Gather from the listing below each line that includes the word "seaborn", and copy it.

--- start DATA FOR PROCESSING ---

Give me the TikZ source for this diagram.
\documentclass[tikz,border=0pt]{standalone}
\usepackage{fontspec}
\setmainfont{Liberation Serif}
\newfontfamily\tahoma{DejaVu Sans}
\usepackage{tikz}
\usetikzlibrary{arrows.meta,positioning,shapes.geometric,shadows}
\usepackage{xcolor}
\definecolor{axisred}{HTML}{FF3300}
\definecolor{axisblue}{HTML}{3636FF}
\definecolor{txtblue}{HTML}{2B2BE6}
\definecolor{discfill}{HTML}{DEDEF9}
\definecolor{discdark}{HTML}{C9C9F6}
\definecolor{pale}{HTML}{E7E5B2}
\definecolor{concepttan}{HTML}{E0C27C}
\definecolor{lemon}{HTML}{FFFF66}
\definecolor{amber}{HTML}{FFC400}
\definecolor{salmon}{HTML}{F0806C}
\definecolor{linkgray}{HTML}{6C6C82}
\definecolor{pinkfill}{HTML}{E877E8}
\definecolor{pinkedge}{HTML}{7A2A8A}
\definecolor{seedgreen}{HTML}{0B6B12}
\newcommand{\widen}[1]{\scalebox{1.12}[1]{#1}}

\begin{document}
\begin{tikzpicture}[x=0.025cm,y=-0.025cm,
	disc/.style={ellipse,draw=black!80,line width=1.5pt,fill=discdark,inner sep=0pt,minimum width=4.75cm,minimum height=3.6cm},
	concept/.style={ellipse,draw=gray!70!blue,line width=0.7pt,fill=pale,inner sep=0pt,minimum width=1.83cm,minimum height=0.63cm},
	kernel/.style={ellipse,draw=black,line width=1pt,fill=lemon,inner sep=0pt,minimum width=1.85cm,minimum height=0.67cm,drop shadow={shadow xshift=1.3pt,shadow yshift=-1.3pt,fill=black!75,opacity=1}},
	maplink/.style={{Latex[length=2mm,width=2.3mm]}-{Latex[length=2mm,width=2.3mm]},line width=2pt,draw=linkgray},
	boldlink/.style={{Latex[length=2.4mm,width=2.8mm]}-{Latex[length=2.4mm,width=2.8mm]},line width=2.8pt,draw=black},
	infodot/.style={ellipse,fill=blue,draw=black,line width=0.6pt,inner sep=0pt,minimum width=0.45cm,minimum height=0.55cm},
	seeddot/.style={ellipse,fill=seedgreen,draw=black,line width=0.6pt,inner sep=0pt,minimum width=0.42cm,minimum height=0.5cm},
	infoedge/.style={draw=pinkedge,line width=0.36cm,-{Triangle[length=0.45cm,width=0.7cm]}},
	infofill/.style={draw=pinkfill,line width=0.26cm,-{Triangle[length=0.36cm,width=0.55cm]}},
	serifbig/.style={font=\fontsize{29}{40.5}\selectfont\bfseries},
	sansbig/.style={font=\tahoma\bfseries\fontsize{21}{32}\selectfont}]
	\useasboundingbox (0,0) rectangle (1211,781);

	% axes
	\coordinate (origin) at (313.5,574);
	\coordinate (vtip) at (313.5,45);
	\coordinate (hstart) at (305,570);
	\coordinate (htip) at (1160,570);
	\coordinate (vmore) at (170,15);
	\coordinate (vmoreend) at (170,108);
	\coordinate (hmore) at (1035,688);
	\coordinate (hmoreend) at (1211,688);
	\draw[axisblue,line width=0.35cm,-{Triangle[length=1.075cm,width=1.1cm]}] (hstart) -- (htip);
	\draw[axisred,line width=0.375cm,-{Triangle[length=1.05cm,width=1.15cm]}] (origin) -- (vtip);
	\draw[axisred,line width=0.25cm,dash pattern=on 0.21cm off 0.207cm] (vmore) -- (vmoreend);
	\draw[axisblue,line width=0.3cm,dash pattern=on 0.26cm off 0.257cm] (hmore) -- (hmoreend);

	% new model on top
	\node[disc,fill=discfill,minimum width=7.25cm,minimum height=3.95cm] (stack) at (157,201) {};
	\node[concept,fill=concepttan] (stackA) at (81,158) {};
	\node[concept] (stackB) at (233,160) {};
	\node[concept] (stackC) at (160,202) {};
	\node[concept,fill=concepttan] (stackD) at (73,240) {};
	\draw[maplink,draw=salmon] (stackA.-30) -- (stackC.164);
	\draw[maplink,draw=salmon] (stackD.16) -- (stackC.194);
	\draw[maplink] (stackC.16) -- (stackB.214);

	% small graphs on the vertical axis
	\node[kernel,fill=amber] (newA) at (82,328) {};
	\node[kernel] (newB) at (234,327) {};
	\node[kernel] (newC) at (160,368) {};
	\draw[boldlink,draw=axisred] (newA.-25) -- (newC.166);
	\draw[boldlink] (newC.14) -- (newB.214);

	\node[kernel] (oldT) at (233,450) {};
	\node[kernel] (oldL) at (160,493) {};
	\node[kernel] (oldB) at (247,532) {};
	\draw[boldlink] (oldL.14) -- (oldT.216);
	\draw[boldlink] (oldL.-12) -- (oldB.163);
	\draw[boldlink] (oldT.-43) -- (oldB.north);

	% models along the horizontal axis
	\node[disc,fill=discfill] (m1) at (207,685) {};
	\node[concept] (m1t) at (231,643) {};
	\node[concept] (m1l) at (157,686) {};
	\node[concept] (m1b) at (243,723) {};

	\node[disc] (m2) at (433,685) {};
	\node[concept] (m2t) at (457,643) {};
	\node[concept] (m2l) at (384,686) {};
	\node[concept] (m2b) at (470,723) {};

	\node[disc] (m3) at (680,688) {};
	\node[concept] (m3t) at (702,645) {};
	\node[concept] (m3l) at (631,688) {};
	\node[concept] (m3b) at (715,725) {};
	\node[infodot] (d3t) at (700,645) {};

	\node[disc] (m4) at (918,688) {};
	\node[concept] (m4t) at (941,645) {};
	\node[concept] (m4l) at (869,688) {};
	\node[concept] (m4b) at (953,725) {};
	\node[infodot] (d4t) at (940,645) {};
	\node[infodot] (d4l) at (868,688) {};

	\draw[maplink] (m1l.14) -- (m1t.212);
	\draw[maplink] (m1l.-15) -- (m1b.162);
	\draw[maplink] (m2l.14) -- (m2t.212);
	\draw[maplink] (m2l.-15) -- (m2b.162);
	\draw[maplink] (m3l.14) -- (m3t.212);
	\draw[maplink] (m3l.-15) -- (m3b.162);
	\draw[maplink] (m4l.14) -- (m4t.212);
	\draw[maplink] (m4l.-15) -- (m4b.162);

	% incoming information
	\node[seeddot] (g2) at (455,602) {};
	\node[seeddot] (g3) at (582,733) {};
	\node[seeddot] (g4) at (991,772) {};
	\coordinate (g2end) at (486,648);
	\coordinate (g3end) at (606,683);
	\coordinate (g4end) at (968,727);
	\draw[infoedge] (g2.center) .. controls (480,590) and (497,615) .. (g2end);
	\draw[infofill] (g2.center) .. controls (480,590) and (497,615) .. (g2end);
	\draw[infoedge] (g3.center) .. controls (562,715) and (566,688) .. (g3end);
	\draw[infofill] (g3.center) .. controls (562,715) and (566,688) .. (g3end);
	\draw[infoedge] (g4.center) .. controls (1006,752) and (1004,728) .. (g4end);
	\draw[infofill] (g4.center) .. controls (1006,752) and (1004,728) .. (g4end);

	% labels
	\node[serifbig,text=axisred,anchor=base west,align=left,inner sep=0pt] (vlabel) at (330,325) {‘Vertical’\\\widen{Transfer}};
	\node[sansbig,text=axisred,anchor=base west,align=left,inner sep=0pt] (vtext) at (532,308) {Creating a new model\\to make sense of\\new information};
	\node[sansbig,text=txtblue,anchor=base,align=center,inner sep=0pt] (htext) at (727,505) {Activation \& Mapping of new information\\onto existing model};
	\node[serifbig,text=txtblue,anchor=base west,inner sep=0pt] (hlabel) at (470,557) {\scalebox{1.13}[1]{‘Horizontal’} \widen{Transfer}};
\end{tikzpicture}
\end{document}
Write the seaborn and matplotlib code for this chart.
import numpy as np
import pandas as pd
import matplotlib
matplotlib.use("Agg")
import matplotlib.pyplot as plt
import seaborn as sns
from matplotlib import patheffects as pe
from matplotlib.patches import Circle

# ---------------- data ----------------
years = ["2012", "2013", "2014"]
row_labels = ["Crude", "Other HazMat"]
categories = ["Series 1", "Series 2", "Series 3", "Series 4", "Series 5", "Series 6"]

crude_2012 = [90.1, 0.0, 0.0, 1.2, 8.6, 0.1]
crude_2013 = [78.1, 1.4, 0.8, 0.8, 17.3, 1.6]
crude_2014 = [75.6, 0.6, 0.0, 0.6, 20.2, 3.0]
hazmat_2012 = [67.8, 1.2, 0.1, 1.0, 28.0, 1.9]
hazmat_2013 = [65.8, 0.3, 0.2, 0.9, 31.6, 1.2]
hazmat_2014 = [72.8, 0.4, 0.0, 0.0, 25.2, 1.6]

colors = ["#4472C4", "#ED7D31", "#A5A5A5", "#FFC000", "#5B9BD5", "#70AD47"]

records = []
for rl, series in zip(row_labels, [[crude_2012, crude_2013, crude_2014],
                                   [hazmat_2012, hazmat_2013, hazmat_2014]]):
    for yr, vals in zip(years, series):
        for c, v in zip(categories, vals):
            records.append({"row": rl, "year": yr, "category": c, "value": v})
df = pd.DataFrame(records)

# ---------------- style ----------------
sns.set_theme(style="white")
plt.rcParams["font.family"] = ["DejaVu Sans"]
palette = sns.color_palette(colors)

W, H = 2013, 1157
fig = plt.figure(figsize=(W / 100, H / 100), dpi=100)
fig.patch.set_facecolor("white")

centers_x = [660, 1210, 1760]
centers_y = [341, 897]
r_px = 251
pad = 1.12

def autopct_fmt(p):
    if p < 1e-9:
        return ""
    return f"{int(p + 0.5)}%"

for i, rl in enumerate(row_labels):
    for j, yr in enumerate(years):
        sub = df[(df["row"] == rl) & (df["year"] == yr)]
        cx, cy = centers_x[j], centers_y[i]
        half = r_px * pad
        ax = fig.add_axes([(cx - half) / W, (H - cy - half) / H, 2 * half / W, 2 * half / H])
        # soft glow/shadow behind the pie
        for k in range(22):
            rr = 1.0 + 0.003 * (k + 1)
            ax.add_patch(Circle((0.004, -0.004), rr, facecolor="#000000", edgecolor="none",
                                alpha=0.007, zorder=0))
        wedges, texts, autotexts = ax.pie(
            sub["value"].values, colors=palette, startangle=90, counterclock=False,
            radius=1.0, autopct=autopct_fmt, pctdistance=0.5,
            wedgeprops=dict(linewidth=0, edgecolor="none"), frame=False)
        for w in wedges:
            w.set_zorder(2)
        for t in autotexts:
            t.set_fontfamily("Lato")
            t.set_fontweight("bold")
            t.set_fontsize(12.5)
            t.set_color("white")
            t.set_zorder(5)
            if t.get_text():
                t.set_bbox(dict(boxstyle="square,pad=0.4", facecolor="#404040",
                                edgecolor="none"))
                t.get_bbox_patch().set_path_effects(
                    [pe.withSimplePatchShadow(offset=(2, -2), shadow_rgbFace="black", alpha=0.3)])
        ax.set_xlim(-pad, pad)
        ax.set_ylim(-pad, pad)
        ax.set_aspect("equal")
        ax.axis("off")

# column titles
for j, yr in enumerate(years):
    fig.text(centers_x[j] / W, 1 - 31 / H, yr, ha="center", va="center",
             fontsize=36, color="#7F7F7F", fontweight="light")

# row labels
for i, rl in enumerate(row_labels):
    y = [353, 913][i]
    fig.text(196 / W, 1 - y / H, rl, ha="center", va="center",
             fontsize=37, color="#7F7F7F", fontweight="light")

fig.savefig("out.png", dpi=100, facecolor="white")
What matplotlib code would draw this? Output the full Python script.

--- end DATA FOR PROCESSING ---

* FINAL RESULT *
Write the seaborn and matplotlib code for this chart.
import seaborn as sns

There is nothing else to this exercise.